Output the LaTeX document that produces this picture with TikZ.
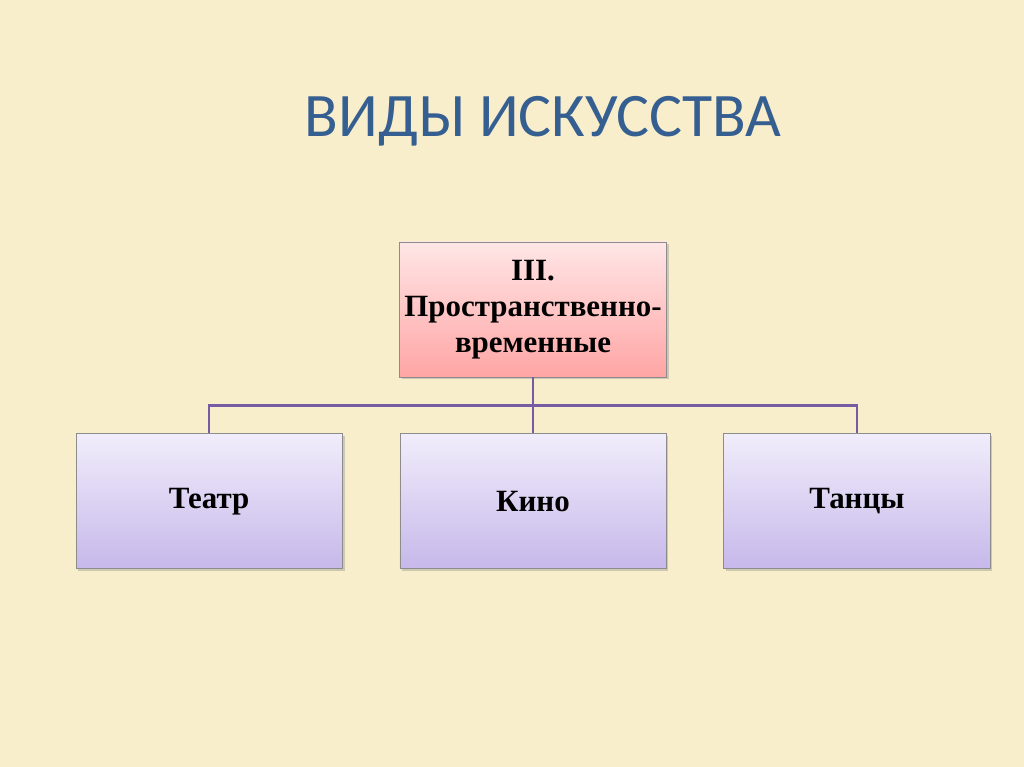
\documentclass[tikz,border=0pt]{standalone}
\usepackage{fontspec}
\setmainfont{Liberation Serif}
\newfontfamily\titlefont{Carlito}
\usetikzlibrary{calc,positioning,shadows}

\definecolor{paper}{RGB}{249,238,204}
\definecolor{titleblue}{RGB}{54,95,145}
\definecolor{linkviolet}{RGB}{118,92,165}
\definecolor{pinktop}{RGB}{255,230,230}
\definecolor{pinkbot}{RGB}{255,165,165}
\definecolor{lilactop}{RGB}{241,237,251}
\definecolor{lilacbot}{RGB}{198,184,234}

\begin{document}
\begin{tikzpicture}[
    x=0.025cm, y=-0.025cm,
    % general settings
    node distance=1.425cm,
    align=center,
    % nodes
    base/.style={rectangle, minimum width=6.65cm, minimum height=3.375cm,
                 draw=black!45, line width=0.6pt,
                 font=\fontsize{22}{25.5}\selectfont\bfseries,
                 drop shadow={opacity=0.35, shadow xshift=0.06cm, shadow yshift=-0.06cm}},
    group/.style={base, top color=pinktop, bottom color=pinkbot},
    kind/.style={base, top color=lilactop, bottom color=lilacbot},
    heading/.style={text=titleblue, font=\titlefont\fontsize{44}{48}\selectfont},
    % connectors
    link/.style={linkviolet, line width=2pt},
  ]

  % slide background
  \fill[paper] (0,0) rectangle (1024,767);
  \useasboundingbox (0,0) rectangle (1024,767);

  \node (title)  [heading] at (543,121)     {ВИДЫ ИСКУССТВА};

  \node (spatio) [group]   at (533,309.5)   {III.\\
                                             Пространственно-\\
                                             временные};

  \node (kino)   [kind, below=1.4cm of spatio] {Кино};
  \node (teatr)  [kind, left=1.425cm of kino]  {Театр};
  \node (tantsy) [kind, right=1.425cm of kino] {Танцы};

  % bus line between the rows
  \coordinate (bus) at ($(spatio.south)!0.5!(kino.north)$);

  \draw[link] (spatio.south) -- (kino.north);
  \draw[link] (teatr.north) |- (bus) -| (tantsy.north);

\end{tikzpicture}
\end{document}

> **Prompt**
Extract all the data above exactly, excluding every picture.

> **Response below**
Output the LaTeX document that produces this picture with TikZ.
\documentclass[tikz,border=0pt]{standalone}
\usepackage{fontspec}
\setmainfont{Liberation Serif}
\newfontfamily\titlefont{Carlito}
\usetikzlibrary{calc,positioning,shadows}

\definecolor{paper}{RGB}{249,238,204}
\definecolor{titleblue}{RGB}{54,95,145}
\definecolor{linkviolet}{RGB}{118,92,165}
\definecolor{pinktop}{RGB}{255,230,230}
\definecolor{pinkbot}{RGB}{255,165,165}
\definecolor{lilactop}{RGB}{241,237,251}
\definecolor{lilacbot}{RGB}{198,184,234}

\begin{document}
\begin{tikzpicture}[
    x=0.025cm, y=-0.025cm,
    % general settings
    node distance=1.425cm,
    align=center,
    % nodes
    base/.style={rectangle, minimum width=6.65cm, minimum height=3.375cm,
                 draw=black!45, line width=0.6pt,
                 font=\fontsize{22}{25.5}\selectfont\bfseries,
                 drop shadow={opacity=0.35, shadow xshift=0.06cm, shadow yshift=-0.06cm}},
    group/.style={base, top color=pinktop, bottom color=pinkbot},
    kind/.style={base, top color=lilactop, bottom color=lilacbot},
    heading/.style={text=titleblue, font=\titlefont\fontsize{44}{48}\selectfont},
    % connectors
    link/.style={linkviolet, line width=2pt},
  ]

  % slide background
  \fill[paper] (0,0) rectangle (1024,767);
  \useasboundingbox (0,0) rectangle (1024,767);

  \node (title)  [heading] at (543,121)     {ВИДЫ ИСКУССТВА};

  \node (spatio) [group]   at (533,309.5)   {III.\\
                                             Пространственно-\\
                                             временные};

  \node (kino)   [kind, below=1.4cm of spatio] {Кино};
  \node (teatr)  [kind, left=1.425cm of kino]  {Театр};
  \node (tantsy) [kind, right=1.425cm of kino] {Танцы};

  % bus line between the rows
  \coordinate (bus) at ($(spatio.south)!0.5!(kino.north)$);

  \draw[link] (spatio.south) -- (kino.north);
  \draw[link] (teatr.north) |- (bus) -| (tantsy.north);

\end{tikzpicture}
\end{document}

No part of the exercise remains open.